= Alexander Chisholm (artist) =

British painter

Alexander Chisholm (1792?–1847) was a British portrait and historical painter.

==Life==
Chisholm was born at Elgin in the year 1792 or 1793; at an early age, he was apprenticed by his father to a weaver at Peterhead.
He had a great aversion to the trade, and his predilection for art was so strong that he was accustomed to sketch figures upon the cloth on which he was occupied at the loom. When his leisure permitted him to resort to the sea-shore, Chisholm found great pleasure in sketching on the smooth sand.
When about fourteen years of age, Chisholmwalked from Peterhead to Aberdeen, where he received his first lessons in light and shade.
At this time, there was a meeting of the Synod, the members of which he was permitted to sketch. Chisholm's work gave such satisfaction, that he was forthwith commissioned to paint it, but this he was compelled to decline, as he was totally ignorant of the use of colours.

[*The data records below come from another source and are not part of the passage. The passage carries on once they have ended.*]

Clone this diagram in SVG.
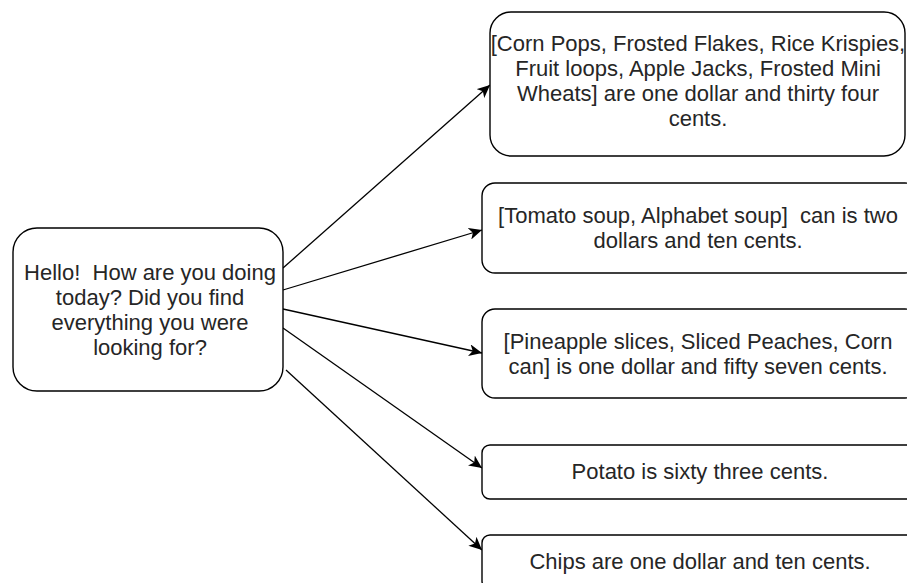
<svg xmlns="http://www.w3.org/2000/svg" width="907" height="583" viewBox="0 0 907 583">
<style>
.box{fill:#fff;stroke:#000;stroke-width:1.4}
.t{font-family:"Liberation Sans",Arial,sans-serif;font-size:22px;fill:#262626;text-anchor:middle;white-space:pre}
.c{stroke:#000;stroke-width:1.3;fill:none;marker-end:url(#ah)}
</style>
<defs>
<marker id="ah" markerUnits="userSpaceOnUse" markerWidth="14" markerHeight="12" refX="13" refY="6" orient="auto">
<path d="M0,0 L13,6 L0,12 L3.5,6 Z" fill="#000"/>
</marker>
</defs>
<rect width="907" height="583" fill="#fff"/>
<g id="connectors">
<line class="c" x1="283" y1="268" x2="490" y2="85"/>
<line class="c" x1="283" y1="290" x2="482" y2="230"/>
<line class="c" x1="283" y1="309" x2="482" y2="353"/>
<line class="c" x1="283" y1="328" x2="482" y2="468"/>
<line class="c" x1="286" y1="370" x2="482" y2="550"/>
</g>
<g id="greeting">
<rect class="box" x="13" y="228" width="270" height="163" rx="24"/>
<text class="t" x="150" y="280">Hello!  How are you doing</text>
<text class="t" x="150" y="305">today? Did you find</text>
<text class="t" x="150" y="330">everything you were</text>
<text class="t" x="150" y="355">looking for?</text>
</g>
<g id="cereal">
<rect class="box" x="490" y="12" width="415" height="144" rx="21"/>
<text class="t" x="698" y="51">[Corn Pops, Frosted Flakes, Rice Krispies,</text>
<text class="t" x="698" y="76">Fruit loops, Apple Jacks, Frosted Mini</text>
<text class="t" x="698" y="101">Wheats] are one dollar and thirty four</text>
<text class="t" x="698" y="126">cents.</text>
</g>
<g id="soup">
<rect class="box" x="482" y="183" width="436" height="90" rx="13"/>
<text class="t" x="698" y="223">[Tomato soup, Alphabet soup]  can is two</text>
<text class="t" x="698" y="248">dollars and ten cents.</text>
</g>
<g id="canned">
<rect class="box" x="482" y="309" width="436" height="89" rx="13"/>
<text class="t" x="698" y="349">[Pineapple slices, Sliced Peaches, Corn</text>
<text class="t" x="698" y="374">can] is one dollar and fifty seven cents.</text>
</g>
<g id="potato">
<rect class="box" x="482" y="445" width="436" height="54" rx="8"/>
<text class="t" x="700" y="479">Potato is sixty three cents.</text>
</g>
<g id="chips">
<rect class="box" x="482" y="535" width="436" height="54" rx="8"/>
<text class="t" x="700" y="569">Chips are one dollar and ten cents.</text>
</g>
</svg>
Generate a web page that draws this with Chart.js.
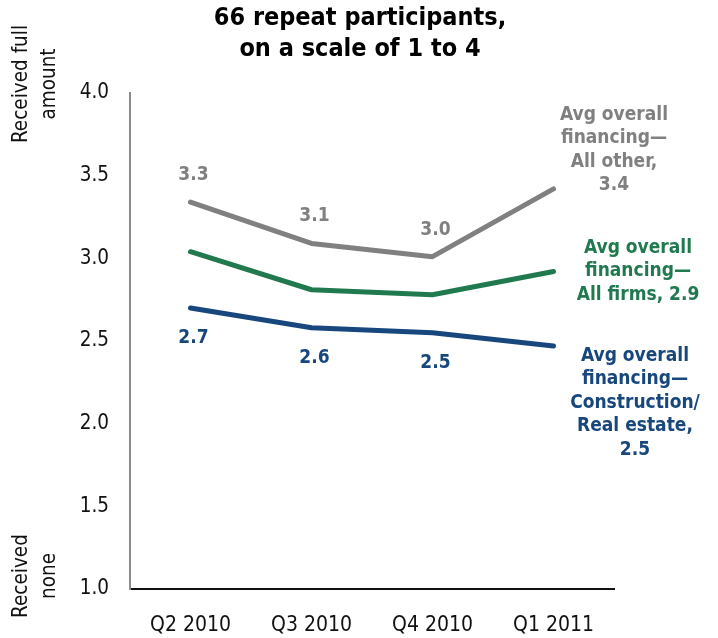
<!DOCTYPE html>
<html>
<head>
<meta charset="utf-8">
<script src="https://cdn.jsdelivr.net/npm/chart.js@4/dist/chart.umd.min.js"></script>
<style>
  html, body { margin: 0; padding: 0; background: #fff; }
  #wrap { width: 718px; height: 638px; position: relative; }
</style>
</head>
<body>
<div id="wrap"><canvas id="chart" width="718" height="638"></canvas></div>
<script>
// chart data
const quarters = ['Q2 2010', 'Q3 2010', 'Q4 2010', 'Q1 2011'];
const allOther = [3.34, 3.09, 3.01, 3.42];
const allFirms = [3.04, 2.81, 2.78, 2.92];
const construction = [2.70, 2.58, 2.55, 2.47];

// labels shown next to points
const allOtherLabels = ['3.3', '3.1', '3.0'];
const constructionLabels = ['2.7', '2.6', '2.5'];

const endLabelOther = ['Avg overall', 'financing\u2014', 'All other,', '3.4'];
const endLabelFirms = ['Avg overall', 'financing\u2014', 'All firms, 2.9'];
const endLabelConstr = ['Avg overall', 'financing\u2014', 'Construction/', 'Real estate,', '2.5'];

const GRAY = '#808080';
const GREEN = '#217a4f';
const BLUE = '#17477d';
const FONT = '"DejaVu Sans Condensed", "DejaVu Sans", sans-serif';

// draws title, axis captions and the value labels
const annotate = {
  id: 'annotate',
  afterDraw(chart) {
    const ctx = chart.ctx;
    const x = chart.scales.x;
    const y = chart.scales.y;
    ctx.save();
    ctx.textAlign = 'center';
    ctx.textBaseline = 'middle';

    // title
    ctx.fillStyle = '#000';
    ctx.font = 'bold 25px ' + FONT;
    ctx.fillText('66 repeat participants,', 360, 18);
    ctx.fillText('on a scale of 1 to 4', 360, 49);

    // y axis captions
    ctx.font = '20.5px ' + FONT;
    ctx.fillStyle = '#111';
    function vertical(lines, cy) {
      ctx.save();
      ctx.translate(0, cy);
      ctx.rotate(-Math.PI / 2);
      ctx.fillText(lines[0], 0, 22);
      ctx.fillText(lines[1], 0, 50);
      ctx.restore();
    }
    vertical(['Received full', 'amount'], 84);
    vertical(['Received', 'none'], 576);

    // point labels
    ctx.font = 'bold 19px ' + FONT;
    ctx.fillStyle = GRAY;
    allOtherLabels.forEach((t, i) => {
      ctx.fillText(t, x.getPixelForValue(i) + 3, y.getPixelForValue(allOther[i]) - 27);
    });
    ctx.fillStyle = BLUE;
    constructionLabels.forEach((t, i) => {
      ctx.fillText(t, x.getPixelForValue(i) + 3, y.getPixelForValue(construction[i]) + 30);
    });

    // series labels at the right
    function block(lines, cx, top, color) {
      ctx.fillStyle = color;
      lines.forEach((t, i) => ctx.fillText(t, cx, top + i * 23.5));
    }
    block(endLabelOther, 614, 115, GRAY);
    block(endLabelFirms, 638, 248, GREEN);
    block(endLabelConstr, 635, 356, BLUE);

    ctx.restore();
  }
};

function line(label, data, color) {
  return {
    label: label,
    data: data,
    borderColor: color,
    backgroundColor: color,
    borderWidth: 5,
    pointRadius: 0,
    borderCapStyle: 'round',
    borderJoinStyle: 'round',
    tension: 0
  };
}

new Chart(document.getElementById('chart').getContext('2d'), {
  type: 'line',
  data: {
    labels: quarters,
    datasets: [
      line('All other', allOther, GRAY),
      line('All firms', allFirms, GREEN),
      line('Construction/Real estate', construction, BLUE)
    ]
  },
  options: {
    responsive: false,
    animation: false,
    layout: { padding: { left: 0, right: 104, top: 93, bottom: 0 } },
    plugins: { legend: { display: false }, tooltip: { enabled: false } },
    scales: {
      x: {
        offset: true,
        grid: { display: false, drawTicks: false },
        border: { display: true, color: '#111', width: 2 },
        ticks: { color: '#111', font: { family: FONT, size: 21 }, padding: 24 },
        afterFit(scale) { scale.height = 49; }
      },
      y: {
        min: 1,
        max: 4,
        grid: { display: false, drawTicks: false },
        border: { display: true, color: '#8c8c8c', width: 2 },
        ticks: {
          stepSize: 0.5,
          color: '#111',
          font: { family: FONT, size: 20.5 },
          padding: 21,
          callback: v => v.toFixed(1)
        },
        afterFit(scale) { scale.width = 130; }
      }
    }
  },
  plugins: [annotate]
});
</script>
</body>
</html>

Chisholm must have employed his leisure profitably, for when about twenty years of age he went to Edinburgh, where he was patronized by the Earls of Elgin and Buchan, and was subsequently appointed an instructor at the Royal Scottish Academy.
In 1818, he went to London, still under the patronage of the Earl of Buchan, and met with much encouragement.
In 1829, Chisolm became an Associate Exhibitor of the Water-Colour Society and frequently sent works to that Institution.
His favourite department of art was history, but he also painted portraits with eminent success. Having suffered from severe illness during nine years before his death, his later productions do not exhibit that degree of vigour which characterize his earlier works. 'The Pedlar,' a water-colour painting by him, is in the South Kensington Museum.

Chisholm died at Rothesay, in the Isle of Bute, on 3 October 1847.

==Works==
The following are some of his most important works exhibited at the Royal Academy:

- Boys with a Burning Glass. 1822.
- The Cut Foot. 1823.
- Baptism of Ben Jonson's Daughter (wiih portraits of Shakespeare, Jonsonj Beaumont, Fletcher and Raleigh). 1837.
- The Lords of the Congregation taking the oath of the Covenant. 1842.
- The Minister and his Wife concealing the Scottish Regalia in the Church (his last work). 1846.